NPR's Soraya Sarhaddi Nelson is among a few journalists who've been given a sneak preview of the list by the presidential palace. Tell us, Soraya, are there any surprises in Karzai's choices?

SORAYA SARHADDI NELSON: Well, I think many people are surprised that he wants to keep on so many of the existing ministers, especially since he's been talking about change, about cleaning up corruption, that sort of thing. And also because he had to curry so much favor with people who are not necessarily desirable to the West or to Afghans, namely, former warlords and strongmen. So, the fact that there is going to be so much consistency going forward, at least if the parliament approves it, that's something that's sort of interesting to people here.

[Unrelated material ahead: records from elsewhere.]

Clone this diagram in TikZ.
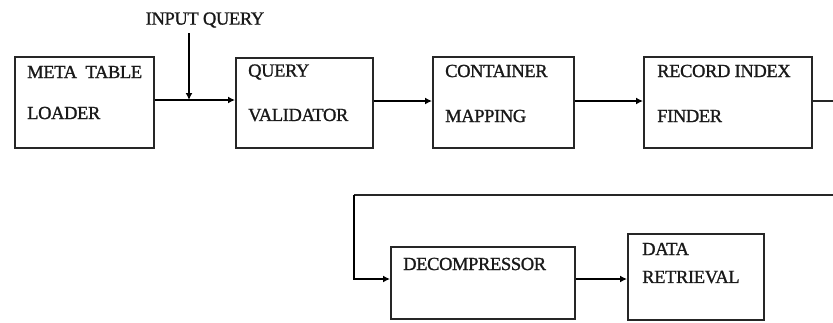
\documentclass[tikz,border=0pt]{standalone}
\usepackage{fontspec}
\setmainfont{Liberation Serif}
\newfontfamily\lblfont{Liberation Serif}[FakeBold=1.2,LetterSpace=-2]
\usetikzlibrary{arrows.meta}
\begin{document}
\begin{tikzpicture}[x=1pt,y=-1pt,
  blk/.style={draw=black!85,line width=1.7pt,inner sep=0pt,anchor=north west},
  lbl/.style={anchor=west,inner sep=0pt,font=\lblfont\fontsize{18.5}{20}\selectfont,text=black!90},
  flow/.style={line width=2.6pt,-{Latex[length=7pt,width=7pt]}},
  thin/.style={line width=1.5pt,draw=black!85}]
\useasboundingbox (0,0) rectangle (833,322);
\clip (0,0) rectangle (833,322);
% boxes
\node[blk,minimum width=139pt,minimum height=91pt] (b1) at (14,56) {};
\node[blk,minimum width=137pt,minimum height=90pt] (b2) at (235,57) {};
\node[blk,minimum width=141pt,minimum height=91pt] (b3) at (432,56) {};
\node[blk,minimum width=168pt,minimum height=91pt] (b4) at (643,56) {};
\node[blk,minimum width=184pt,minimum height=72pt] (b5) at (390,246) {};
\node[blk,minimum width=136pt,minimum height=86pt] (b6) at (627,233) {};
% labels
\node[lbl] (t1a) at (27,72) {META\ \ TABLE};
\node[lbl] (t1b) at (27,113) {LOADER};
\node[lbl] (t2a) at (248,72) {QUERY};
\node[lbl] (t2b) at (248,115) {VALIDATOR};
\node[lbl] (t3a) at (445,71) {CONTAINER};
\node[lbl] (t3b) at (445,116) {MAPPING};
\node[lbl] (t4a) at (657,71) {RECORD INDEX};
\node[lbl] (t4b) at (657,116) {FINDER};
\node[lbl] (t5) at (403,264) {DECOMPRESSOR};
\node[lbl] (t6a) at (642,249) {DATA};
\node[lbl] (t6b) at (642,277) {RETRIEVAL};
\node[lbl,anchor=center] (iq) at (205,20) {INPUT QUERY};
% connectors
\coordinate (j) at (189,100);
\coordinate (iqtop) at (189,33);
\draw[flow] (iqtop) -- (j);
\draw[flow] (b1.east |- j) -- (b2.west |- j);
\coordinate (m) at (0,101);
\draw[flow] (b2.east |- m) -- (b3.west |- m);
\draw[flow] (b3.east |- m) -- (b4.west |- m);
\coordinate (r1) at (850,101);
\coordinate (r2) at (850,195);
\coordinate (l1) at (354,195);
\coordinate (l2) at (354,279);
\draw[thin] (b4.east |- m) -- (r1) -- (r2) -- (l1);
\draw[flow,line join=miter] (l1) -- (l2) -- (b5.west |- l2);
\draw[flow] (b5.east |- l2) -- (b6.west |- l2);
\end{tikzpicture}
\end{document}
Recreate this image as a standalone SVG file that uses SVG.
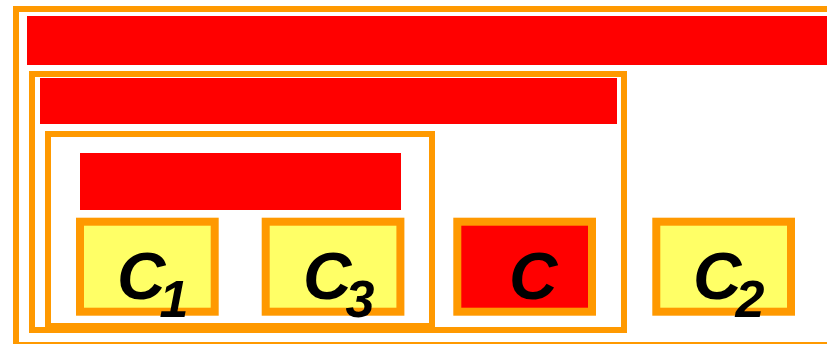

SIEGEL: Is he hearing criticism of that list from Afghanistan's international coalition partners?

SARHADDI NELSON: Well, so far they've remained mum because he actually has to present the list to parliament. But they are likely to be pleased about the fact that he's definitely kept on people that they favor, including the person who's in charge of police, the interior minister, as well as the defense minister, the finance minister. They may be less pleased about the fact that he's retained a former warlord who's now in charge of the water and electricity ministry here.

But Mr. Karzai has basically removed two ministers from the list who exist in the cabinet now. And these are two men who are accused of taking bribes and embezzlements. This is sort of seen as a nod to the West, who's really putting - and not just the West, but to his domestic constituents who are putting pressure on him to, in fact, deal with corruption.

SIEGEL: Having seen the list yourself, do you think that it's likely to please his key Afghan supporters?

SARHADDI NELSON: Well, it's interesting because he had to curry so much favor with former warlords and people who are not necessarily savory to the West or even to Afghans, for that matter. And you don't see too many of their names or even their supporters' names on the list. So, it's unlikely that they're going to be very thrilled with the list. But one thing that's important to note, Mr. Karzai says, in keeping the people that he wants to keep, that it's for now, that in other words it's not necessarily for the entire five year term. And so perhaps somewhere down the line, he will be bringing in more of these people who have helped him get reelected.

SIEGEL: And when he presents it to the parliament tomorrow, is it assumed that parliament ultimately will approve the list or is that at all in doubt?

SARHADDI NELSON: I think there will be some serious fighting. It's unclear whether or not it will be approved quickly and certainly before the winter recess, even though the pressure is on from the West to move things forward. Part of the problem is that some of the names, even that the West likes, members of parliament do not. For example, the foreign minister, Mr. Spanta, He is somebody who they had voted to impeach back in 2007.

And I think there are others in parliament who were hoping there would be more change, that there would be new faces and people who would help propel forward his anticorruption agenda and other things that some members of parliament would like to see.

SIEGEL: Thank you, Soraya.

SARHADDI NELSON: You're welcome.

SIEGEL: That's NPR's Soraya Sarhaddi Nelson speaking to us from Kabul.